## Written task
Write out the lines from the top of the material through the line with "var height = H - margin.top - margin.bottom;", exactly and with nothing added.

## Recorded information
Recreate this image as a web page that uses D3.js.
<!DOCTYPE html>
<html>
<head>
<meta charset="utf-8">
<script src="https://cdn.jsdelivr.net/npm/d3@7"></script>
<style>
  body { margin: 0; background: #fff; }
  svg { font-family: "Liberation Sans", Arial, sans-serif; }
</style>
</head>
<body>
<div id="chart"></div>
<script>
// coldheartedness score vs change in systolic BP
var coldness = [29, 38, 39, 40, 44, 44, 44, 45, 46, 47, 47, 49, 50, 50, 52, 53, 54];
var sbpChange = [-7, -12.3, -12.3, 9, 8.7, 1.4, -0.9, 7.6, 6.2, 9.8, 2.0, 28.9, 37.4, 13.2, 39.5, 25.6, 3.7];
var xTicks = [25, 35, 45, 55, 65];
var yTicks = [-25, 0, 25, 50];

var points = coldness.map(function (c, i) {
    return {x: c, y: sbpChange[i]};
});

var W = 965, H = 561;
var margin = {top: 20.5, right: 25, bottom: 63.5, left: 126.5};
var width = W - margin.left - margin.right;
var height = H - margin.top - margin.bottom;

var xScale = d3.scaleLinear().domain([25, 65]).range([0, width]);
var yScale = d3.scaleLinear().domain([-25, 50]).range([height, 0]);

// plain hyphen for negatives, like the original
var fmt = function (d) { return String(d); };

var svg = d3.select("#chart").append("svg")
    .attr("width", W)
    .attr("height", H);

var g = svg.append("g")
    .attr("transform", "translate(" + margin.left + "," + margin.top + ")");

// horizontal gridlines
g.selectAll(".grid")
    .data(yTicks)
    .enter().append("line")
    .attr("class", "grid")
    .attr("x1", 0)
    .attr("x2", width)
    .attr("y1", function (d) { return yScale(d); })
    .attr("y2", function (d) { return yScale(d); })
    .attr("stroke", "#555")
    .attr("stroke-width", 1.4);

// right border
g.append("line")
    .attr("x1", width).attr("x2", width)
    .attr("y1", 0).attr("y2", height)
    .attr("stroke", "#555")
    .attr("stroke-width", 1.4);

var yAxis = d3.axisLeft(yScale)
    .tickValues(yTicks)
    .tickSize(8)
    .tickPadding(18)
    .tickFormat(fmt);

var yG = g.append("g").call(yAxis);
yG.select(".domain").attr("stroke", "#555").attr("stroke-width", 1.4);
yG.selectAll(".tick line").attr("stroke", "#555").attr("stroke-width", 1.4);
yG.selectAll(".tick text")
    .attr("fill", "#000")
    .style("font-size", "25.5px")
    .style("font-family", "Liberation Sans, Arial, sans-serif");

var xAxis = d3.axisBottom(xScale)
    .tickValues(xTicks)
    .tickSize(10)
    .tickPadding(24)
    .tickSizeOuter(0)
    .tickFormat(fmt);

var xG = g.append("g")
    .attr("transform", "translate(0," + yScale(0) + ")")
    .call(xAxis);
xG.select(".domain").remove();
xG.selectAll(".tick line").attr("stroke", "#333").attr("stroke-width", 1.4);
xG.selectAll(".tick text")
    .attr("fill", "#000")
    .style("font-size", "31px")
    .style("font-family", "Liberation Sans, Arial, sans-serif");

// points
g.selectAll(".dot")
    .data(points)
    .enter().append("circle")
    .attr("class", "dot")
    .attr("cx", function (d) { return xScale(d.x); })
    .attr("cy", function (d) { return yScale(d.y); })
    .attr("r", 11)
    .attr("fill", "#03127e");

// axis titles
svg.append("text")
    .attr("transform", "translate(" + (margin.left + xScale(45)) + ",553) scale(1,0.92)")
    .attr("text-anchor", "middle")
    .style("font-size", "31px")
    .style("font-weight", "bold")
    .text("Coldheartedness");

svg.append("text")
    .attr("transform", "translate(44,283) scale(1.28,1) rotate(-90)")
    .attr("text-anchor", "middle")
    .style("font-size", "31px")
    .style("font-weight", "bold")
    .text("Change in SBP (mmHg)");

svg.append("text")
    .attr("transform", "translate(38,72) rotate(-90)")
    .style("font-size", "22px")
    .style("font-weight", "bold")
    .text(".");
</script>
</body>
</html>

## Task result
Recreate this image as a web page that uses D3.js.
<!DOCTYPE html>
<html>
<head>
<meta charset="utf-8">
<script src="https://cdn.jsdelivr.net/npm/d3@7"></script>
<style>
  body { margin: 0; background: #fff; }
  svg { font-family: "Liberation Sans", Arial, sans-serif; }
</style>
</head>
<body>
<div id="chart"></div>
<script>
// coldheartedness score vs change in systolic BP
var coldness = [29, 38, 39, 40, 44, 44, 44, 45, 46, 47, 47, 49, 50, 50, 52, 53, 54];
var sbpChange = [-7, -12.3, -12.3, 9, 8.7, 1.4, -0.9, 7.6, 6.2, 9.8, 2.0, 28.9, 37.4, 13.2, 39.5, 25.6, 3.7];
var xTicks = [25, 35, 45, 55, 65];
var yTicks = [-25, 0, 25, 50];

var points = coldness.map(function (c, i) {
    return {x: c, y: sbpChange[i]};
});

var W = 965, H = 561;
var margin = {top: 20.5, right: 25, bottom: 63.5, left: 126.5};
var width = W - margin.left - margin.right;
var height = H - margin.top - margin.bottom;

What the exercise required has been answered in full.